• [Work instructions]:
Repeat, exactly and only, the lines from the beginning of the data through the line with "let pairs = (xs, ys)". Pictures are left out.
:::
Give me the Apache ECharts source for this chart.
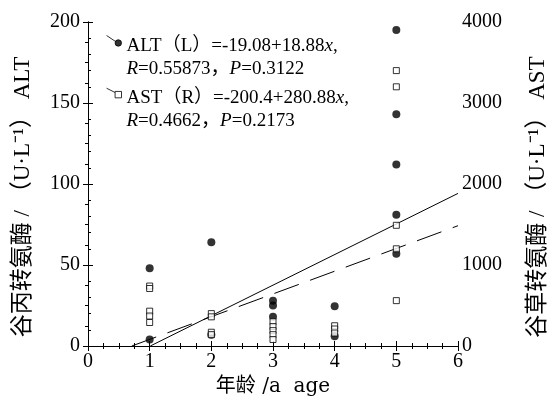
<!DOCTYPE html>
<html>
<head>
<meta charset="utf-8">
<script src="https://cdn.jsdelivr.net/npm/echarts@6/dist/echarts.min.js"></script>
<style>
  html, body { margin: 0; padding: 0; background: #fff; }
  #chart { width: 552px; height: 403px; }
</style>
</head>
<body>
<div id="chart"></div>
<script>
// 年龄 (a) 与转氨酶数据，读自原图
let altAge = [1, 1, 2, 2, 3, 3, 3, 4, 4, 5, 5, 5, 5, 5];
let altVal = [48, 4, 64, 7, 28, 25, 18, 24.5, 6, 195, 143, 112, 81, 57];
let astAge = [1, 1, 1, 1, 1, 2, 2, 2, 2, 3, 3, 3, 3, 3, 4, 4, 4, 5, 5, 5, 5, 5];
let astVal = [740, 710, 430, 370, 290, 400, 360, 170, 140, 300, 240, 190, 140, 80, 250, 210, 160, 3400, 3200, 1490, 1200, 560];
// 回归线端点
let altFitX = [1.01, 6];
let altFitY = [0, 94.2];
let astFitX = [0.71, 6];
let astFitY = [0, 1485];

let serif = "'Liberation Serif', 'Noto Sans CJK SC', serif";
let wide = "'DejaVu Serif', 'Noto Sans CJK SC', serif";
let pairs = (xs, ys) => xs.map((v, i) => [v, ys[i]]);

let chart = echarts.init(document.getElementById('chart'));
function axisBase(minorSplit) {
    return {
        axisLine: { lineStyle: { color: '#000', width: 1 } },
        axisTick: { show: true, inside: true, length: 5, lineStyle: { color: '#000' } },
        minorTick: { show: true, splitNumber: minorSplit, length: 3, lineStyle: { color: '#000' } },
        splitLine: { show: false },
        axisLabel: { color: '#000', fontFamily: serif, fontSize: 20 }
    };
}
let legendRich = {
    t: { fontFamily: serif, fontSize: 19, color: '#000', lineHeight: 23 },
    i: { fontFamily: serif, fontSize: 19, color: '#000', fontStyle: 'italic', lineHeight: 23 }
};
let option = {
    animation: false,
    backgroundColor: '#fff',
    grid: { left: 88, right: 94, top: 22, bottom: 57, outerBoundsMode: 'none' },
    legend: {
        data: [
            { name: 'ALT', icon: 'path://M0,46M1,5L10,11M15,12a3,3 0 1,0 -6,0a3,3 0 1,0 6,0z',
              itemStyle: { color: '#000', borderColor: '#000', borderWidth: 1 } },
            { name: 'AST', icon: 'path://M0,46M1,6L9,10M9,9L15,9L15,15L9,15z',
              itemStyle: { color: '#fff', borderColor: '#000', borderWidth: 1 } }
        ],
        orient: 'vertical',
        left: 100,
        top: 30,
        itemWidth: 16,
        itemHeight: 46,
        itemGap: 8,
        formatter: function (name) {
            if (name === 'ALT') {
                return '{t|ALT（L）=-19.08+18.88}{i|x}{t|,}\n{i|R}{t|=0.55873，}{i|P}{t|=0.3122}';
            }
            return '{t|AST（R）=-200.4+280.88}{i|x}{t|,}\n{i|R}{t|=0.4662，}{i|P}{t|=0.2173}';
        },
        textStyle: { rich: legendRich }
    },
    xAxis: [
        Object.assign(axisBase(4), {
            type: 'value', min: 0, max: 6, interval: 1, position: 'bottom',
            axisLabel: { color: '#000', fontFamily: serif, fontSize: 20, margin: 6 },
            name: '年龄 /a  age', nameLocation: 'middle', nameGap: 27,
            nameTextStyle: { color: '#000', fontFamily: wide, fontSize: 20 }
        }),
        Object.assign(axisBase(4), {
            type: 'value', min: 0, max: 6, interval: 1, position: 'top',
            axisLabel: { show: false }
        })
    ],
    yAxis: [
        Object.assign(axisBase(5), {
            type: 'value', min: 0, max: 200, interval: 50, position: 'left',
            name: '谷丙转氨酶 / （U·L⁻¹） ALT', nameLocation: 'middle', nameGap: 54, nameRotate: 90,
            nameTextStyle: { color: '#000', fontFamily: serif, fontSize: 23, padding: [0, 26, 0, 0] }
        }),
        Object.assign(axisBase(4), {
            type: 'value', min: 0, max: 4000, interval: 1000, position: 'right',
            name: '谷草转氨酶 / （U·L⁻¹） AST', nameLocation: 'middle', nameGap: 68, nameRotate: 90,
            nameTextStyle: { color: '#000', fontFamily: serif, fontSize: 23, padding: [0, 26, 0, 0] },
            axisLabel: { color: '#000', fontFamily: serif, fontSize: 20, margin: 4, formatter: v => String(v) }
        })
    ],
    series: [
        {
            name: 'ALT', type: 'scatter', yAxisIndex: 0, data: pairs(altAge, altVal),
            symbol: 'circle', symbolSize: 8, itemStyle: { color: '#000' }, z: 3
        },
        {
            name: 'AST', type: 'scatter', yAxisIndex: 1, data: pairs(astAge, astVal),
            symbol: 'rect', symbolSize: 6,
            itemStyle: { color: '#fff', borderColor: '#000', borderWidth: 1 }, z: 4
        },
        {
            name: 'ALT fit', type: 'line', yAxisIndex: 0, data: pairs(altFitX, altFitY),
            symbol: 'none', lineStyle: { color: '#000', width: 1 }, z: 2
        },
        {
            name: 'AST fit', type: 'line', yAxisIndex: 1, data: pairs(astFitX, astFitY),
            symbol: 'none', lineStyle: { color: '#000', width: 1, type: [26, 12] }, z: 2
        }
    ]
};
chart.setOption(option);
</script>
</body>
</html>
:::
• [Result]:
Give me the Apache ECharts source for this chart.
<!DOCTYPE html>
<html>
<head>
<meta charset="utf-8">
<script src="https://cdn.jsdelivr.net/npm/echarts@6/dist/echarts.min.js"></script>
<style>
  html, body { margin: 0; padding: 0; background: #fff; }
  #chart { width: 552px; height: 403px; }
</style>
</head>
<body>
<div id="chart"></div>
<script>
// 年龄 (a) 与转氨酶数据，读自原图
let altAge = [1, 1, 2, 2, 3, 3, 3, 4, 4, 5, 5, 5, 5, 5];
let altVal = [48, 4, 64, 7, 28, 25, 18, 24.5, 6, 195, 143, 112, 81, 57];
let astAge = [1, 1, 1, 1, 1, 2, 2, 2, 2, 3, 3, 3, 3, 3, 4, 4, 4, 5, 5, 5, 5, 5];
let astVal = [740, 710, 430, 370, 290, 400, 360, 170, 140, 300, 240, 190, 140, 80, 250, 210, 160, 3400, 3200, 1490, 1200, 560];
// 回归线端点
let altFitX = [1.01, 6];
let altFitY = [0, 94.2];
let astFitX = [0.71, 6];
let astFitY = [0, 1485];

let serif = "'Liberation Serif', 'Noto Sans CJK SC', serif";
let wide = "'DejaVu Serif', 'Noto Sans CJK SC', serif";
let pairs = (xs, ys) => xs.map((v, i) => [v, ys[i]]);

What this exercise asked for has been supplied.